Deniz Baykal dün Hürriyet Gazetesi Genel Yayın Yönetmeni Ertuğrul Özkök'e, Beylerbeyi'nde Tayyip Erdoğan'la gizlice buluşmuş olduğunu doğruladı.
CHP eski milletvekili ve sanatçı Zülfü Livaneli, Cumhuriyet Halk Partisi lideri Deniz Baykal hakkındaki iddialarına bugün de devam etti. İşte bugünkü yazısı:
Deniz Baykal dün Hürriyet Gazetesi Genel Yayın Yönetmeni Ertuğrul Özkök'e, Beylerbeyi'nde Tayyip Erdoğan'la gizlice buluşmuş olduğunu doğruladı.
Daha önceleri kabul etmiyordu ama bir gerçeğin ortaya çıkmış olması bakımından bu da sevindirici bir gelişme.
Benim açımdan bu konu kapandı.
***
Ama ortada vahim bir durum var.
Deniz Baykal'ın “Evet Beylerbeyi'nde Erdoğan ile buluştum” demiş olmasına rağmen CHP Genel Merkezi resmi bir açıklama yaparak beni yalan söylemekle suçluyor.
Bununla da yetinmeyerek CHP resmi sitesinde benim fotoğrafımın üzerine çarpı işareti koyuyor.
Acaba kim yalan söylemekte?
Acaba Deniz Baykal'ın, kendi söylediklerini tekzip eden bu açıklamadan haberi var mı?
Acaba Deniz Baykal eski bir milletvekili arkadaşının fotoğrafına çarpı konmasını nasıl karşılıyor?
Cumhuriyet Halk Partisi örgütü, Türkiye'de çok acı olayları akla getiren bu hedef gösterme operasyonunu nasıl açıklayabiliyor?
Açık söylemeliyim ki; düşünce özgürlüğünü ve demokrasiyi savunması gereken Cumhuriyet Halk Partisi'nin bu eylemi, beni dehşete düşürdü.
Hiç beklemiyordum.
Bence Sayın Deniz Baykal duruma el koymalı; kendi sözlerini de yalanlayan bu parti açıklamasını ve eski bir milletvekili arkadaşının 'çizilmesi' operasyonunu gözden geçirmeli.

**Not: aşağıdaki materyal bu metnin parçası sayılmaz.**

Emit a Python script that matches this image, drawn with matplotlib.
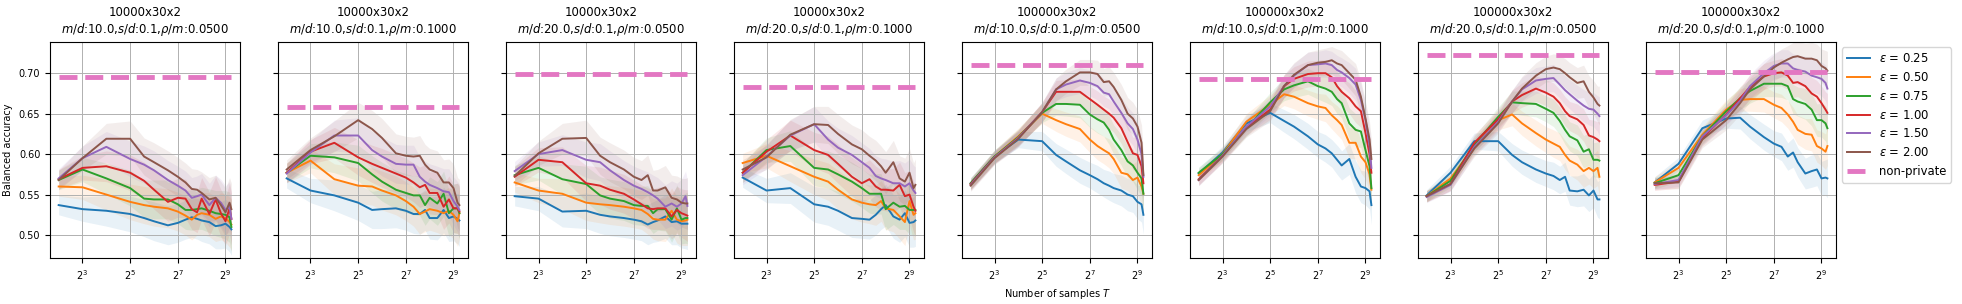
"""Balanced accuracy vs number of samples for private / non-private training."""
import matplotlib

matplotlib.use("Agg")
import matplotlib.pyplot as plt
import numpy as np
from matplotlib.ticker import NullLocator

# x grid shared by every panel (number of samples T)
SAMPLES = [4, 8, 16, 32, 48, 64, 96, 128, 160, 192, 224, 256, 320, 384, 448, 512, 576, 608]
EPSILONS = [0.25, 0.50, 0.75, 1.00, 1.50, 2.00]

SIZES = ["10000x30x2"] * 4 + ["100000x30x2"] * 4
M_OVER_D = [10.0, 10.0, 20.0, 20.0, 10.0, 10.0, 20.0, 20.0]
S_OVER_D = [0.1] * 8
RHO_OVER_M = [0.05, 0.10, 0.05, 0.10, 0.05, 0.10, 0.05, 0.10]
NON_PRIVATE = [0.695, 0.658, 0.699, 0.683, 0.710, 0.693, 0.723, 0.701]

# half-width of the shaded band (std) for the two dataset sizes
SPREAD_10K = [0.012, 0.015, 0.019, 0.022, 0.023, 0.024, 0.024, 0.024, 0.024,
              0.025, 0.025, 0.026, 0.027, 0.028, 0.029, 0.030, 0.031, 0.032]
SPREAD_100K = [0.007, 0.008, 0.010, 0.012, 0.014, 0.015, 0.016, 0.016, 0.017,
               0.017, 0.018, 0.018, 0.019, 0.020, 0.020, 0.021, 0.022, 0.024]

# one list per epsilon, in EPSILONS order
ACC_10K_MD10_R05 = [
    [0.537, 0.532, 0.530, 0.526, 0.521, 0.517, 0.512, 0.515, 0.519, 0.522, 0.520, 0.518, 0.516, 0.511, 0.512, 0.514, 0.510, 0.507],
    [0.560, 0.559, 0.550, 0.541, 0.537, 0.535, 0.533, 0.529, 0.524, 0.519, 0.525, 0.527, 0.525, 0.520, 0.523, 0.521, 0.516, 0.513],
    [0.568, 0.581, 0.570, 0.558, 0.545, 0.544, 0.544, 0.538, 0.531, 0.531, 0.532, 0.533, 0.530, 0.527, 0.526, 0.525, 0.522, 0.510],
    [0.569, 0.583, 0.585, 0.577, 0.567, 0.556, 0.541, 0.546, 0.545, 0.532, 0.528, 0.545, 0.526, 0.544, 0.527, 0.517, 0.533, 0.520],
    [0.570, 0.595, 0.609, 0.594, 0.587, 0.580, 0.568, 0.561, 0.555, 0.546, 0.548, 0.550, 0.537, 0.546, 0.540, 0.531, 0.535, 0.520],
    [0.568, 0.595, 0.619, 0.619, 0.597, 0.590, 0.580, 0.572, 0.565, 0.557, 0.556, 0.552, 0.544, 0.546, 0.537, 0.528, 0.540, 0.532],
]
ACC_10K_MD10_R10 = [
    [0.570, 0.555, 0.549, 0.540, 0.531, 0.532, 0.533, 0.530, 0.526, 0.526, 0.531, 0.521, 0.521, 0.531, 0.521, 0.523, 0.520, 0.518],
    [0.577, 0.592, 0.569, 0.561, 0.560, 0.555, 0.549, 0.542, 0.535, 0.526, 0.529, 0.532, 0.530, 0.527, 0.530, 0.525, 0.517, 0.527],
    [0.577, 0.598, 0.596, 0.589, 0.575, 0.566, 0.556, 0.552, 0.549, 0.549, 0.537, 0.546, 0.539, 0.551, 0.527, 0.533, 0.533, 0.527],
    [0.577, 0.603, 0.614, 0.596, 0.588, 0.583, 0.576, 0.571, 0.565, 0.559, 0.562, 0.552, 0.552, 0.535, 0.544, 0.533, 0.533, 0.529],
    [0.576, 0.602, 0.623, 0.623, 0.605, 0.597, 0.588, 0.587, 0.587, 0.572, 0.566, 0.562, 0.558, 0.554, 0.553, 0.542, 0.535, 0.531],
    [0.581, 0.605, 0.622, 0.642, 0.631, 0.620, 0.601, 0.598, 0.597, 0.598, 0.587, 0.581, 0.577, 0.565, 0.565, 0.558, 0.540, 0.537],
]
ACC_10K_MD20_R05 = [
    [0.548, 0.545, 0.529, 0.530, 0.525, 0.523, 0.521, 0.519, 0.517, 0.513, 0.516, 0.518, 0.523, 0.516, 0.517, 0.514, 0.514, 0.514],
    [0.565, 0.555, 0.551, 0.540, 0.538, 0.537, 0.535, 0.533, 0.531, 0.526, 0.520, 0.519, 0.519, 0.530, 0.519, 0.517, 0.518, 0.519],
    [0.574, 0.583, 0.569, 0.563, 0.549, 0.545, 0.542, 0.537, 0.536, 0.536, 0.527, 0.532, 0.532, 0.519, 0.533, 0.519, 0.521, 0.521],
    [0.572, 0.593, 0.590, 0.564, 0.561, 0.556, 0.551, 0.544, 0.538, 0.533, 0.532, 0.533, 0.533, 0.523, 0.531, 0.527, 0.525, 0.524],
    [0.579, 0.600, 0.605, 0.593, 0.590, 0.580, 0.568, 0.561, 0.557, 0.553, 0.549, 0.545, 0.535, 0.539, 0.535, 0.539, 0.548, 0.536],
    [0.573, 0.601, 0.619, 0.620, 0.598, 0.590, 0.581, 0.572, 0.568, 0.574, 0.555, 0.555, 0.559, 0.546, 0.544, 0.540, 0.539, 0.539],
]
ACC_10K_MD20_R10 = [
    [0.571, 0.555, 0.558, 0.538, 0.535, 0.530, 0.521, 0.520, 0.519, 0.525, 0.532, 0.537, 0.523, 0.519, 0.527, 0.515, 0.516, 0.518],
    [0.589, 0.598, 0.585, 0.572, 0.566, 0.556, 0.544, 0.540, 0.538, 0.537, 0.542, 0.533, 0.531, 0.523, 0.516, 0.542, 0.525, 0.527],
    [0.577, 0.605, 0.610, 0.583, 0.581, 0.575, 0.566, 0.558, 0.551, 0.551, 0.551, 0.532, 0.540, 0.535, 0.536, 0.531, 0.531, 0.531],
    [0.577, 0.603, 0.623, 0.605, 0.599, 0.588, 0.572, 0.564, 0.569, 0.560, 0.556, 0.556, 0.555, 0.562, 0.548, 0.550, 0.535, 0.530],
    [0.574, 0.597, 0.623, 0.637, 0.618, 0.608, 0.599, 0.590, 0.583, 0.573, 0.570, 0.568, 0.564, 0.564, 0.560, 0.564, 0.555, 0.552],
    [0.581, 0.596, 0.624, 0.637, 0.636, 0.625, 0.612, 0.606, 0.598, 0.592, 0.585, 0.577, 0.590, 0.570, 0.566, 0.577, 0.558, 0.562],
]
ACC_100K_MD10_R05 = [
    [0.564, 0.597, 0.618, 0.616, 0.599, 0.591, 0.580, 0.574, 0.569, 0.564, 0.561, 0.558, 0.555, 0.550, 0.548, 0.541, 0.538, 0.525],
    [0.563, 0.597, 0.622, 0.650, 0.642, 0.637, 0.631, 0.618, 0.610, 0.605, 0.601, 0.594, 0.577, 0.575, 0.568, 0.571, 0.560, 0.551],
    [0.564, 0.597, 0.621, 0.651, 0.662, 0.662, 0.661, 0.649, 0.643, 0.639, 0.630, 0.618, 0.605, 0.591, 0.586, 0.577, 0.570, 0.551],
    [0.563, 0.596, 0.620, 0.652, 0.677, 0.677, 0.677, 0.668, 0.661, 0.655, 0.650, 0.645, 0.632, 0.615, 0.601, 0.599, 0.585, 0.564],
    [0.562, 0.596, 0.620, 0.652, 0.680, 0.686, 0.691, 0.688, 0.684, 0.676, 0.674, 0.665, 0.651, 0.638, 0.631, 0.618, 0.600, 0.572],
    [0.561, 0.595, 0.619, 0.652, 0.680, 0.690, 0.701, 0.701, 0.699, 0.689, 0.690, 0.683, 0.667, 0.650, 0.644, 0.634, 0.614, 0.574],
]
ACC_100K_MD10_R10 = [
    [0.576, 0.602, 0.638, 0.651, 0.641, 0.634, 0.622, 0.612, 0.607, 0.601, 0.593, 0.586, 0.594, 0.572, 0.560, 0.558, 0.554, 0.537],
    [0.574, 0.600, 0.640, 0.661, 0.674, 0.671, 0.663, 0.659, 0.657, 0.648, 0.642, 0.636, 0.614, 0.614, 0.597, 0.590, 0.575, 0.556],
    [0.577, 0.600, 0.632, 0.664, 0.680, 0.685, 0.690, 0.684, 0.681, 0.677, 0.668, 0.663, 0.638, 0.630, 0.628, 0.605, 0.585, 0.558],
    [0.569, 0.598, 0.633, 0.655, 0.684, 0.693, 0.699, 0.700, 0.700, 0.695, 0.684, 0.677, 0.669, 0.659, 0.653, 0.626, 0.600, 0.577],
    [0.568, 0.598, 0.634, 0.659, 0.684, 0.697, 0.710, 0.711, 0.712, 0.710, 0.704, 0.701, 0.694, 0.686, 0.667, 0.642, 0.610, 0.583],
    [0.568, 0.597, 0.631, 0.653, 0.684, 0.698, 0.710, 0.713, 0.714, 0.716, 0.712, 0.710, 0.700, 0.692, 0.671, 0.644, 0.618, 0.594],
]
ACC_100K_MD20_R05 = [
    [0.549, 0.577, 0.616, 0.616, 0.599, 0.590, 0.581, 0.576, 0.573, 0.568, 0.572, 0.555, 0.554, 0.556, 0.549, 0.555, 0.544, 0.544],
    [0.548, 0.570, 0.609, 0.642, 0.649, 0.638, 0.626, 0.618, 0.613, 0.609, 0.599, 0.592, 0.587, 0.579, 0.583, 0.579, 0.583, 0.572],
    [0.548, 0.567, 0.612, 0.646, 0.664, 0.663, 0.662, 0.656, 0.651, 0.641, 0.630, 0.622, 0.617, 0.603, 0.606, 0.593, 0.593, 0.592],
    [0.548, 0.563, 0.614, 0.643, 0.665, 0.673, 0.681, 0.676, 0.671, 0.663, 0.653, 0.647, 0.643, 0.636, 0.623, 0.621, 0.618, 0.616],
    [0.547, 0.562, 0.609, 0.640, 0.665, 0.680, 0.691, 0.693, 0.694, 0.686, 0.679, 0.674, 0.666, 0.660, 0.656, 0.655, 0.650, 0.647],
    [0.548, 0.563, 0.607, 0.638, 0.665, 0.681, 0.697, 0.705, 0.707, 0.705, 0.700, 0.695, 0.688, 0.690, 0.677, 0.670, 0.662, 0.660],
]
ACC_100K_MD20_R10 = [
    [0.565, 0.588, 0.632, 0.644, 0.645, 0.634, 0.621, 0.613, 0.609, 0.597, 0.602, 0.590, 0.576, 0.579, 0.581, 0.570, 0.571, 0.570],
    [0.565, 0.583, 0.624, 0.655, 0.667, 0.668, 0.668, 0.661, 0.657, 0.649, 0.640, 0.630, 0.625, 0.624, 0.610, 0.607, 0.603, 0.610],
    [0.564, 0.574, 0.622, 0.653, 0.669, 0.678, 0.687, 0.687, 0.687, 0.684, 0.668, 0.665, 0.662, 0.655, 0.642, 0.642, 0.638, 0.632],
    [0.562, 0.566, 0.620, 0.649, 0.669, 0.683, 0.696, 0.700, 0.701, 0.697, 0.688, 0.689, 0.684, 0.675, 0.671, 0.663, 0.655, 0.651],
    [0.563, 0.568, 0.622, 0.648, 0.666, 0.684, 0.700, 0.709, 0.712, 0.712, 0.706, 0.704, 0.702, 0.697, 0.695, 0.693, 0.688, 0.681],
    [0.564, 0.565, 0.618, 0.642, 0.663, 0.680, 0.696, 0.707, 0.713, 0.717, 0.720, 0.721, 0.718, 0.718, 0.716, 0.709, 0.706, 0.703],
]

PANELS = [
    ACC_10K_MD10_R05, ACC_10K_MD10_R10, ACC_10K_MD20_R05, ACC_10K_MD20_R10,
    ACC_100K_MD10_R05, ACC_100K_MD10_R10, ACC_100K_MD20_R05, ACC_100K_MD20_R10,
]
SPREADS = [SPREAD_10K] * 4 + [SPREAD_100K] * 4

COLORS = ["#1f77b4", "#ff7f0e", "#2ca02c", "#d62728", "#9467bd", "#8c564b"]
NP_COLOR = "#e377c2"


def main():
    plt.rcParams.update({
        "font.size": 7,
        "axes.titlesize": 8.4,
        "axes.labelsize": 7,
        "xtick.labelsize": 7,
        "ytick.labelsize": 7,
        "axes.linewidth": 0.8,
        "grid.linewidth": 0.7,
    })
    fig, axes = plt.subplots(1, 8, figsize=(19.62, 3.04), dpi=100, sharey=True)
    fig.subplots_adjust(left=0.0255, right=0.9358, bottom=0.151, top=0.863, wspace=0.2)

    x = np.array(SAMPLES)
    for i, ax in enumerate(axes):
        spread = np.array(SPREADS[i])
        for eps, vals, color in zip(EPSILONS, PANELS[i], COLORS):
            y = np.array(vals)
            ax.fill_between(x, y - spread, y + spread, color=color, alpha=0.1, linewidth=0)
            ax.plot(x, y, color=color, lw=1.4, label=rf"$\varepsilon$ = {eps:.2f}")
        ax.plot(x, [NON_PRIVATE[i]] * len(x), color=NP_COLOR, lw=3.5, ls="--",
                label="non-private")

        ax.set_xscale("log", base=2)
        ax.set_xticks([8, 32, 128, 512])
        ax.xaxis.set_minor_locator(NullLocator())
        ax.set_yticks([0.50, 0.55, 0.60, 0.65, 0.70])
        ax.set_ylim(0.4715, 0.739)
        ax.grid(True)
        ax.set_title(
            f"{SIZES[i]}\n$m/d$:{M_OVER_D[i]:.1f},$s/d$:{S_OVER_D[i]:.1f},"
            rf"$\rho/m$:{RHO_OVER_M[i]:.4f}"
        )

    axes[0].set_ylabel("Balanced accuracy")
    axes[4].set_xlabel("Number of samples $T$")
    axes[-1].legend(loc="upper left", bbox_to_anchor=(1.0, 1.0), fontsize=8.4)

    fig.savefig("out.png", dpi=100)
    plt.close(fig)


if __name__ == "__main__":
    main()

Düzeltilmesi gereken bir başka beyan da şu: Deniz Baykal, Ertuğrul Özkök'e diyor ki: “Sevigen'in evinde buluştuğumuz akşam zaten Anayasa değişikliği tamamlanmıştı. Dolayısıyla konuşulacak bir şey yoktu.”
Deniz Bey, 19 Aralık 2002 tarihinin bir önemi var. Mehmet Sevigen'in evindeki akşam yemeğine benim nereden geldiğimi çok iyi biliyorsunuz. Cumhurbaşkanı Sayın Sezer'in yanından geldim. O gün Sayın Sezer, sizin dokunulmazlık şartını kaldırarak destek verdiğiniz ve Tayyip Erdoğan'a başbakanlık yolunu açan Anayasa değişikliğini veto etmişti. Bu mesele Meclis'te tekrar görüşülecekti. Biz sizinle bu konuyu tartıştık. Sayın Sezer'in vetosunun anlamını ve haklı olup olmadığını konuştuk. Ama siz Sezer'e sert bir üslupla karşı çıktınız. (Şimdilik ayrıntılara girmemeyi tercih ediyorum.) “İki ay dayanamazlar” dediniz ve -kusura bakmayın ama- fena halde yanıldınız.
Sevgili Mehmet Sevigen; gazetelere yansıyan terlik, yemek ayrıntıları benden çıkmadı. Ben kimseye böyle bir şey söylemedim. Aile geleneklerine saygılı bir insan olduğumu bilirsin. Senin ve eşinin gösterdiği konukseverliğe tekrar teşekkür ederim. “Böyle şeyler konuşulmadı” demeni ise anlayışla karşılıyorum. Deniz Bey'in yanında dururken tersini söylemenin çok zor olduğunu biliyorum.
Hatta tartışma sırasında, bana destek vermek için söze girmek isteyen ama Baykal tarafından susturulan Eşref Erdem'in de bugün farklı konuşmasını anlayabiliyorum.
Ama sen, o sevimli yüreğinde benim, Bülent Tanla'nın ve Yaşar Nuri Öztürk'ün söylediklerinin yüzde yüz doğru olduğunu biliyorsun.
Üzülme. Ne yapalım, Türkiye'de siyaset böyle ve patron sert!